Going Right To The Source Of Animal Magnetism

The Age

Thursday March 12, 1998

MEAGHAN SHAW

AT THE Royal Melbourne Zoo you can laugh at the seals' antics, wonder at the gorillas' humanity and tut-tut at the elephants' cramped quarters before packing up your picnic and heading home.

But that's only a fraction of what goes on at the zoo. Go backstage with the ABC's eight-part half-hour series, Zoo's Company, and you see the effort it takes to keep wild animals in an artificial environment, the relationship that develops between keepers and their charges, and the competing demands placed upon zoos in the age of user-pays.

The new series from the ABC's award-winning Natural History Unit begins this Wednesday and features Melbourne's three world-class zoos - the Royal Melbourne Zoo, the Open Range Zoo at Werribee and the Healesville Sanctuary.

It shows the bizarre range of activities that are part of a zoo-keeper's job: one keeper has to provoke and fight a giant tortoise to keep it mentally stimulated; others take it in turns stimulating a rare white rhino to get a sample of his sperm.

Tosca Looby, the series' associate producer, was amazed to see snakes put in plaster casts, gorillas fed milkshakes and iguanas having their teeth checked. She spent five months tailing the zoo staff with the ABC crew. "I had this really fixed idea about what a zoo was and what a bad thing it was," she said. "But there's so much more of a story to it than that - it's such a patchwork of different things."

The series debates many thorny issues. It examines whether elephants, giraffes and rhinoceroses - traditional zoo animals and crowd favorites - should be displayed at city zoos and what effect removing them would have on zoo attendances.

It looks at the marketing of the Royal Melbourne Zoo to raise money for a new elephant enclosure and the demands this places upon the animals and their keepers.

It also tackles life and death issues: whether a pair of bear cubs should be allowed to live when there is not enough space to keep them; and the risks taken transporting zebras to other zoos for breeding programs.

Looby says the fly-on-the-wall style of the series meant the ABC crew was privy to the highs and lows of zoo life, despite the cameras being an extra worry for zoo staff when things got hairy.

"There were things like that zebra instance when it all went horribly wrong . . . and in a way it was unfortunate we were there, but that's how it is - it's really hard to keep exotic animals in an urban environment," Looby says.

The cameras were also in the operating room when a lion was being examined under anaesthetic.

"That's a really nerve-wracking exercise for everyone, because if the lion wakes up everyone's basically a goner . . . and you wander in with a camera . . . asking 'And what are you doing now?'," Looby says.

Looby says the gorillas were the most difficult animals to film because they were sensitive to any change in their routine and to the smell of outsiders.

"We'd have to send the keepers in with microphones and different cameras and have miniature cameras set up in all different places," she says.

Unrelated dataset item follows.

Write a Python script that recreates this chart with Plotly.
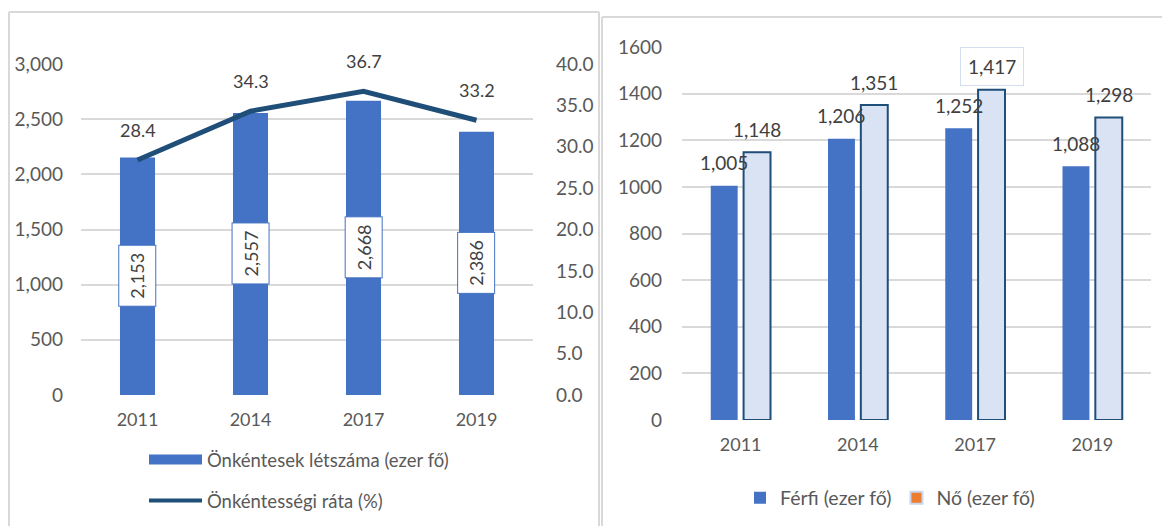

"But even then the gorillas would find them and want to chew them and break them."

The series' executive producer, Dione Gilmour, says Zoo's Company was faster and cheaper to produce than the usual blue-chip natural history programs which require miles of footage and crews with years of experience.

"Natural history programs sink or swim on getting animals to do their thing in a totally natural way," Gilmour says. "These programs are more about the people-animal relations and the institute as an umbrella thing as well."

She says the series gives the ABC a regular natural history program with Australian content, rather than buying in BBC programs, and hopefully appeals to a wider audience than the blue-chips.

"These three zoos have a world status, are on our doorstep and we've never utilised them before," Gilmour says. "How crazy."

Zoo's Company screens 8pm Wednesday on ABC.